Which they want to sell at inflated 'natural diamond's prices, not cheaper 'lab diamond' prices. So their goal is to try and convince people lab diamonds aren't as good or 'don't count'; pretending natural diamonds are lab grown isn't going to help with that. And would probably make the industry look even worse than it already does once they get caught, which they would

[–] [email protected] 8 points 1 year ago* (last edited 1 year ago) (1 children)

I'll also add that diamonds don't expire or go down in price. Storage costs are also very cheap compared to pretty much any other product. Basically, they are extremely cheap to hoard until they sell for the price that the owner wants them to sell for.

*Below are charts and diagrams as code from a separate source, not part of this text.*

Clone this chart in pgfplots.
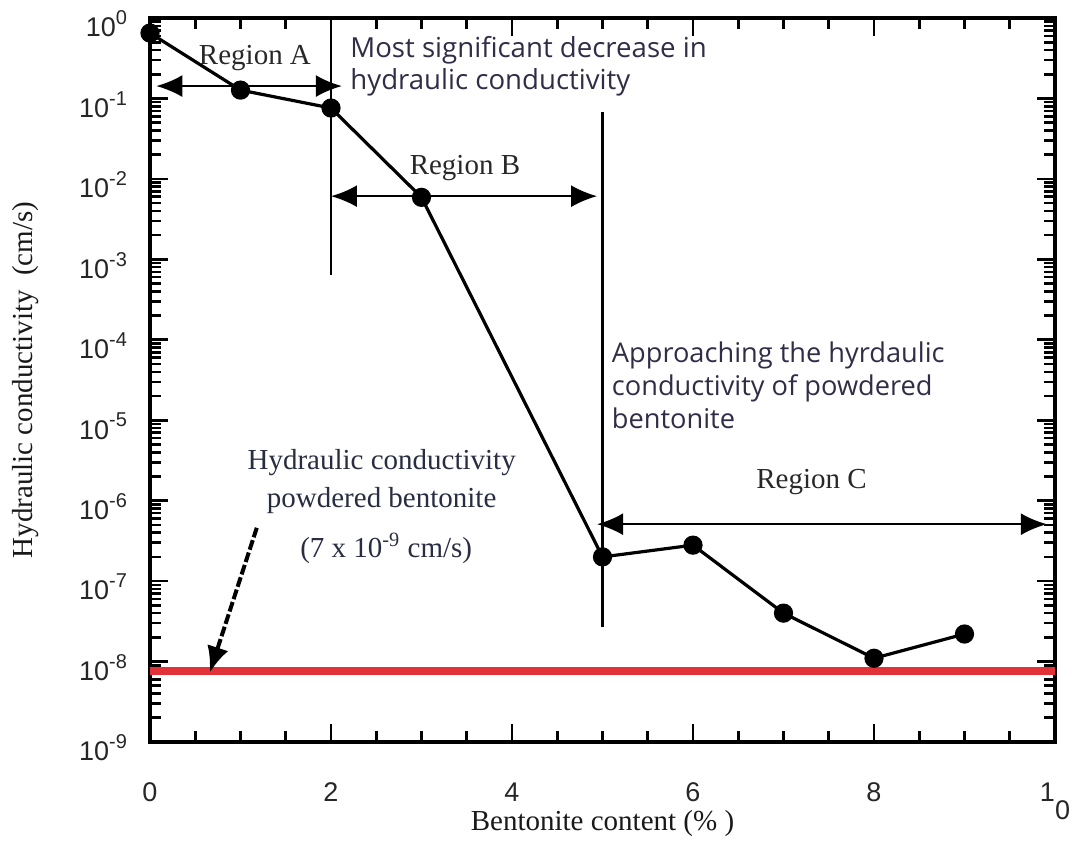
\documentclass[border=0pt]{standalone}
\usepackage{fontspec}
\setmainfont{Liberation Serif}
\setsansfont{Liberation Sans}
\newfontfamily\annfont{Open Sans}
\usepackage{pgfplots}
\pgfplotsset{compat=1.18}
\usetikzlibrary{arrows.meta}
\definecolor{redline}{RGB}{225,50,55}
\definecolor{anncol}{RGB}{50,45,70}
\definecolor{navytxt}{RGB}{40,45,65}
\definecolor{regtxt}{RGB}{40,40,40}
\newcommand{\rfont}{\fontsize{14.5}{17}\selectfont}
\newcommand{\sups}[1]{\raisebox{0.85ex}{\fontsize{10}{10}\selectfont #1}}
\newcommand{\tsup}[1]{\textsuperscript{#1}}
\begin{document}
\begin{tikzpicture}
\useasboundingbox (-75pt,-61pt) rectangle (461pt,371pt);
\begin{axis}[
  at={(0,0)}, anchor=south west,
  scale only axis, width=452.5pt, height=362pt,
  ymode=log, xmin=0, xmax=10, ymin=1e-9, ymax=1,
  clip=false,
  xtick={0,2,4,6,8,10},
  xticklabels={0,2,4,6,8,{1\raisebox{-9pt}{0}}},
  minor x tick num=3,
  ytick={1e-9,1e-8,1e-7,1e-6,1e-5,1e-4,1e-3,1e-2,1e-1,1},
  yticklabels={10\sups{-9},10\sups{-8},10\sups{-7},10\sups{-6},10\sups{-5},10\sups{-4},10\sups{-3},10\sups{-2},10\sups{-1},10\sups{0}},
  tick align=inside,
  tickwidth=9pt, subtickwidth=5.5pt,
  axis line style={line width=2pt},
  tick style={black, line width=1.3pt},
  minor tick style={black, line width=1.3pt},
  ticklabel style={font=\sffamily\fontsize{13.5}{15}\selectfont, text=black!85},
  xticklabel style={yshift=-17pt},
  yticklabel style={xshift=-8pt, yshift=-3pt},
  xlabel={Bentonite content (\% )},
  ylabel={Hydraulic conductivity\ \ (cm/s)},
  xlabel style={at={(rel axis cs:0.5,-0.112)}, anchor=center, font=\rfont, text=black!90},
  ylabel style={at={(rel axis cs:-0.138,0.5)}, anchor=center, font=\rfont, text=black!90},
]
\addplot[black, line width=1.6pt, mark=*, mark size=4pt, mark options={solid}]
  coordinates {(0,0.65) (1,0.127) (2,0.076) (3,0.0059) (5,2.0e-7) (6,2.8e-7) (7,4e-8) (8,1.1e-8) (9,2.2e-8)};
\addplot[redline, line width=4pt] coordinates {(0,7.7e-9) (10,7.7e-9)};

% vertical separators
\draw[line width=1.1pt] (axis cs:2,1) -- (axis cs:2,6.3e-4);
\draw[line width=1.1pt] (axis cs:5,0.068) -- (axis cs:5,2.7e-8);
% region arrows
\draw[line width=1.1pt, {Latex[length=13pt,width=11pt]}-{Latex[length=13pt,width=11pt]}] (axis cs:0.07,0.1426) -- (axis cs:2.12,0.1426);
\draw[line width=1.1pt, {Latex[length=13pt,width=11pt]}-{Latex[length=13pt,width=11pt]}] (axis cs:2.0,6.1e-3) -- (axis cs:4.94,6.1e-3);
\draw[line width=1.1pt, {Latex[length=13pt,width=11pt]}-{Latex[length=13pt,width=11pt]}] (axis cs:4.94,5.1e-7) -- (axis cs:9.91,5.1e-7);
% powdered bentonite arrow
\draw[line width=2pt, dash pattern=on 5pt off 1.5pt, -{Latex[length=13pt,width=11pt]}] (axis cs:1.18,4.6e-7) -- (axis cs:0.66,7.3e-9);

\node[font=\rfont, text=regtxt] at (axis cs:1.16,0.318) {Region A};
\node[font=\rfont, text=regtxt] at (axis cs:3.48,0.01365) {Region B};
\node[font=\rfont, text=regtxt] at (axis cs:7.31,1.7e-6) {Region C};
\node[anchor=west, align=left, inner sep=0pt, font=\annfont\fontsize{13.8}{16}\selectfont, text=anncol] at (axis cs:2.21,0.253) {Most significant decrease in\\hydraulic conductivity};
\node[anchor=west, align=left, inner sep=0pt, font=\annfont\fontsize{13.6}{16.5}\selectfont, text=anncol] at (axis cs:5.10,2.74e-5) {Approaching the hyrdaulic\\conductivity of powdered\\bentonite};
\node[font=\rfont, text=navytxt] at (axis cs:2.56,3.0e-6) {Hydraulic conductivity};
\node[font=\rfont, text=navytxt] at (axis cs:2.56,1.01e-6) {powdered bentonite};
\node[font=\rfont, text=navytxt] at (axis cs:2.61,2.57e-7) {(7 x 10\tsup{-9} cm/s)};
\end{axis}
\end{tikzpicture}
\end{document}
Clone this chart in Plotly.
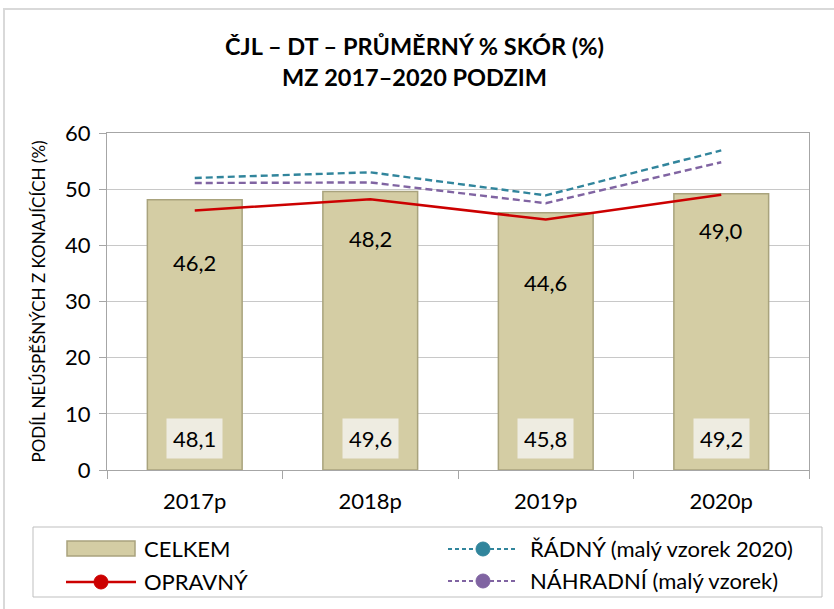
import plotly.graph_objects as go

categories = ["2017p", "2018p", "2019p", "2020p"]
celkem = [48.1, 49.6, 45.8, 49.2]
opravny = [46.2, 48.2, 44.6, 49.0]
radny = [52.0, 53.0, 48.9, 56.9]
nahradni = [51.1, 51.2, 47.5, 54.8]

def fmt(v):
    return f"{v:.1f}".replace(".", ",")

FONT = "Lato, 'Open Sans', sans-serif"
BAR_FILL = "#D4CDA4"
BAR_LINE = "#A9A37D"
C_RADNY = "#31859C"
C_NAHR = "#8064A2"
C_OPR = "#CC0000"
opr_label_shift = [-52, -39, -63, -36]

W, H = 834, 609
L, R, T, B = 107, 25, 133, 139
PW, PH = W - L - R, H - T - B

def px(x):
    return (x - L) / PW

def py(y):
    return (H - B - y) / PH

fig = go.Figure()
fig.add_trace(go.Bar(x=categories, y=celkem, name="CELKEM", width=0.54,
                     marker=dict(color=BAR_FILL, line=dict(color=BAR_LINE, width=1.5))))
fig.add_trace(go.Scatter(x=categories, y=radny, mode="lines", name="ŘÁDNÝ (malý vzorek 2020)",
                         line=dict(color=C_RADNY, width=2.4, dash="7px,4px")))
fig.add_trace(go.Scatter(x=categories, y=nahradni, mode="lines", name="NÁHRADNÍ (malý vzorek)",
                         line=dict(color=C_NAHR, width=2.4, dash="7px,4px")))
fig.add_trace(go.Scatter(x=categories, y=opravny, mode="lines", name="OPRAVNÝ",
                         line=dict(color=C_OPR, width=2.5)))

for c, v, s in zip(categories, opravny, opr_label_shift):
    fig.add_annotation(x=c, y=v, text=fmt(v), showarrow=False, yshift=s,
                       font=dict(family=FONT, size=22, color="#000000"))
for c, v in zip(categories, celkem):
    fig.add_annotation(x=c, y=0, text=fmt(v), showarrow=False, yanchor="bottom", yshift=11,
                       bgcolor="#EEECE1", borderpad=6,
                       font=dict(family=FONT, size=22, color="#000000"))

# chart outer border
fig.add_shape(type="rect", xref="paper", yref="paper", x0=px(4), x1=px(850), y0=py(630), y1=py(9),
              line=dict(color="#D9D9D9", width=2), fillcolor="rgba(0,0,0,0)", layer="below")

# manual legend (box, swatches, labels)
fig.add_shape(type="rect", xref="paper", yref="paper", x0=px(33), x1=px(822), y0=py(597), y1=py(527),
              line=dict(color="#BFBFBF", width=1), fillcolor="white")
fig.add_shape(type="rect", xref="paper", yref="paper", x0=px(67), x1=px(135), y0=py(556), y1=py(541),
              line=dict(color=BAR_LINE, width=1.5), fillcolor=BAR_FILL)
legend_lines = [
    ("OPRAVNÝ", C_OPR, "solid", 2.5, 66, 582),
    ("ŘÁDNÝ (malý vzorek 2020)", C_RADNY, "4px,3px", 2, 448, 549),
    ("NÁHRADNÍ (malý vzorek)", C_NAHR, "4px,3px", 2, 448, 581),
]
for name, col, dash, wdt, x0, yy in legend_lines:
    fig.add_shape(type="line", xref="paper", yref="paper", x0=px(x0), x1=px(x0 + 70),
                  y0=py(yy), y1=py(yy), line=dict(color=col, width=wdt, dash=dash))
    fig.add_shape(type="circle", xref="paper", yref="paper", x0=px(x0 + 28), x1=px(x0 + 42),
                  y0=py(yy + 7), y1=py(yy - 7), line=dict(color=col, width=1), fillcolor=col)
legend_texts = [("CELKEM", 142, 548), ("OPRAVNÝ", 142, 581),
                ("ŘÁDNÝ (malý vzorek 2020)", 528, 548), ("NÁHRADNÍ (malý vzorek)", 528, 580)]
for t, x0, yy in legend_texts:
    fig.add_annotation(xref="paper", yref="paper", x=px(x0), y=py(yy), text=t, showarrow=False,
                       xanchor="left", yanchor="middle",
                       font=dict(family=FONT, size=22, color="#000000"))

fig.update_layout(
    width=W, height=H,
    margin=dict(l=L, r=R, t=T, b=B),
    paper_bgcolor="white", plot_bgcolor="white",
    font=dict(family=FONT, color="#000000"),
    showlegend=False,
    title=dict(text="<b>ČJL – DT – PRŮMĚRNÝ % SKÓR (%)<br>MZ 2017–2020 PODZIM</b>",
               x=0.497, xanchor="center", y=1 - 55 / H, yanchor="top",
               font=dict(family=FONT, size=23.5, color="#000000")),
    xaxis=dict(type="category", showgrid=False, ticks="outside", tickson="boundaries",
               ticklen=8, tickcolor="#A6A6A6", linecolor="#A6A6A6", linewidth=1, mirror=True,
               ticklabelstandoff=12,
               tickfont=dict(family=FONT, size=22, color="#000000")),
    yaxis=dict(range=[0, 60], dtick=10, showgrid=True, gridcolor="#C8C8C8", gridwidth=1,
               ticks="outside", ticklen=7, tickcolor="#A6A6A6", linecolor="#A6A6A6",
               mirror=True, zeroline=False, ticklabelstandoff=4,
               tickfont=dict(family=FONT, size=22, color="#000000"),
               title=dict(text="PODÍL NEÚSPĚŠNÝCH Z KONAJÍCÍCH (%)", standoff=15,
                          font=dict(family=FONT, size=17, color="#000000"))),
)

fig.write_html("out.html", config={"displayModeBar": False},
               post_script="document.body.style.margin='0px';")
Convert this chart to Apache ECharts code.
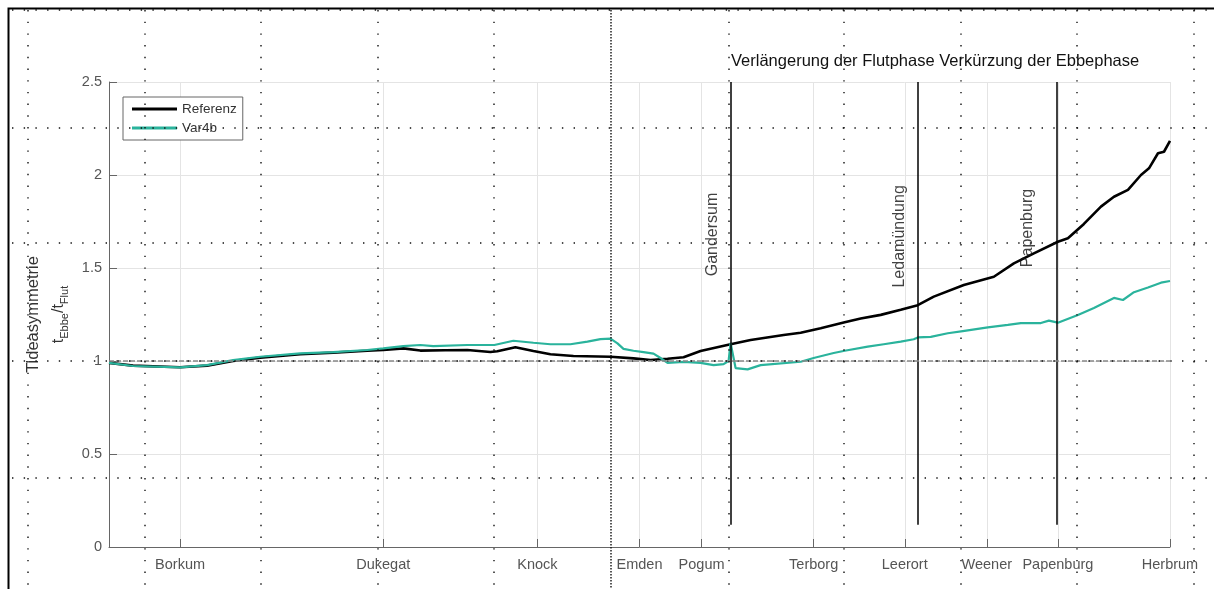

[–] [email protected] 2 points 1 year ago (1 children)

I'm sure they can go down in price.

[–] [email protected] 2 points 1 year ago* (last edited 1 year ago)

You are right. I guess I meant to say that there is no incentive to lower the price, because storing them is dirt cheap. The people that are hoarding them are able to keep the price high, unlike most other goods that have some sort of a shelf life or a smaller period of time to make profit.

[–] [email protected] 1 points 1 year ago

I bought my wife a lab diamond, it's nearly flawless.

You just can't fake that with a natural diamond, it's too rare.